Papers recently discovered in France suggest that Napoleon might have invaded Russia successfully if his army had better sock supplies.
The Corsican general famously said that an army marches on its stomach, but these papers prove he believed the more traditional notion that marching involves the feet.
The papers are from a cache of previously undiscovered documents from the collections of Napoleon's on-off advisor, Talleyrand. They had been undisturbed in the library at Les Invalides, in Paris, for nearly 200 years before French historians unearthed them.
Our contributor and reviewer, Ken Lucid, chair of history at The University of Thames Valley East, was invited to inspect the documents.
"Earth-shattering, mate!," he said. "Really gob-smacking.
"We always thought that Bonaparte abandoned the Russian campaign when he found Moscow burning and he couldn't maintain supply lines for his troops, but these letters show otherwise."
One despatch, to Talleyrand, reads, according to Professor Lucid's translation: "Sod the horses and food! We have plenty to last forever. What the men need is socks - it's getting brass monkeys out here and your feet get like blocks of ice.
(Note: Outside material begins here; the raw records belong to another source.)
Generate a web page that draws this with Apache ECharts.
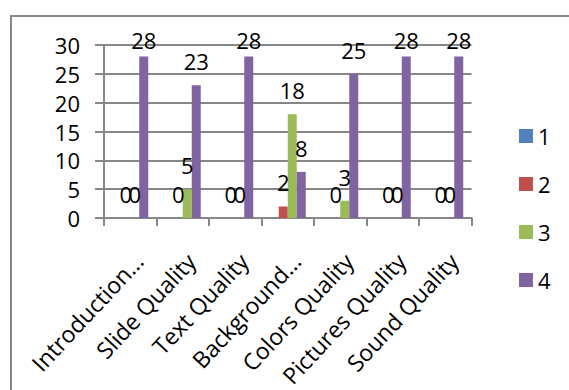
<!DOCTYPE html>
<html>
<head>
<meta charset="utf-8">
<script src="https://cdn.jsdelivr.net/npm/echarts@6/dist/echarts.min.js"></script>
<style>
  html, body { margin: 0; padding: 0; background: #fff; }
  #chart { width: 569px; height: 390px; }
</style>
</head>
<body>
<div id="chart"></div>
<script>
// Survey ratings per slide criterion
const categories = ['Introduction…', 'Slide Quality', 'Text Quality', 'Background…',
                    'Colors Quality', 'Pictures Quality', 'Sound Quality'];
const seriesNames = ['1', '2', '3', '4'];
const rating1 = [null, null, null, null, null, null, null];
const rating2 = [0, 0, 0, 2, 0, 0, 0];
const rating3 = [0, 5, 0, 18, 3, 0, 0];
const rating4 = [28, 23, 28, 8, 25, 28, 28];
const yTicks = { min: 0, max: 30, interval: 5 };

const colors = ['#4F81BD', '#C0504D', '#9BBB59', '#8064A2'];
const FONT = 'Open Sans';
const GRAY = '#868686';

// labels close to the top edge are nudged down so they stay inside the frame
function withLabels(values) {
  return values.map(v => (v !== null && v >= 27) ? { value: v, label: { offset: [0, 7] } } : v);
}

const chart = echarts.init(document.getElementById('chart'), null, { renderer: 'svg' });
chart.setOption({
  animation: false,
  backgroundColor: '#fff',
  color: colors,
  textStyle: { fontFamily: FONT, color: '#000' },
  graphic: [{
    type: 'rect',
    shape: { x: 11, y: 16, width: 640, height: 440 },
    style: { fill: 'none', stroke: GRAY, lineWidth: 2 },
    silent: true
  }],
  grid: { left: 104, right: 97.5, top: 45, bottom: 172, containLabel: false },
  legend: {
    orient: 'vertical',
    left: 514,
    top: 120,
    itemWidth: 14,
    itemHeight: 14,
    itemGap: 26,
    icon: 'rect',
    data: seriesNames,
    textStyle: { fontFamily: FONT, fontSize: 22, color: '#000' }
  },
  xAxis: {
    type: 'category',
    data: categories,
    axisLine: { lineStyle: { color: GRAY, width: 2 } },
    axisTick: { show: true, length: 8, interval: 0, lineStyle: { color: GRAY, width: 2 } },
    axisLabel: {
      interval: 0, rotate: 47, margin: 31, verticalAlign: 'top',
      fontFamily: FONT, fontSize: 23, color: '#000'
    },
    splitLine: { show: false }
  },
  yAxis: {
    type: 'value',
    min: yTicks.min,
    max: yTicks.max,
    interval: yTicks.interval,
    axisLine: { show: true, lineStyle: { color: GRAY, width: 2 } },
    axisTick: { show: true, length: 9, lineStyle: { color: GRAY, width: 2 } },
    axisLabel: { margin: 24, fontFamily: FONT, fontSize: 22, color: '#000' },
    splitLine: { show: true, lineStyle: { color: GRAY, width: 2 } }
  },
  series: [rating1, rating2, rating3, rating4].map((vals, i) => ({
    name: seriesNames[i],
    type: 'bar',
    data: withLabels(vals),
    barWidth: 9,
    barGap: '0%',
    label: {
      show: true,
      position: 'top',
      distance: 13,
      fontFamily: FONT,
      fontSize: 22,
      color: '#000'
    }
  }))
});
</script>
</body>
</html>
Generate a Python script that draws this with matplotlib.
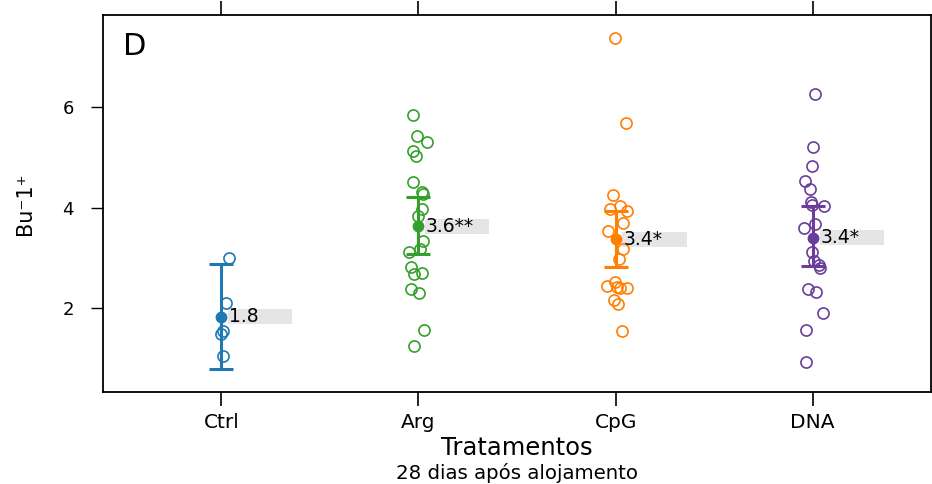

Socks, socks, socks - I cannot stress too greatly the importance of socks."
A desperate Talleyrand replies: "Most gracious imperial majesty... you must know that the British blockade of our ports and their domination of the world's supplies of socks renders all efforts to obtain sufficient pairs well-nigh impossible.
"Believe me, sire, the women of Paris knit day and night, but they are too few, I fear."
Professor Lucid added: "That's the beginning of the end... Bonaparte has the Spanish Ulcer to contend with and no socks for his Grande Armee.
"Talleyrand will shortly make overtures to the allies to secure France a seat at the peace conference and the rest, as they say, is history."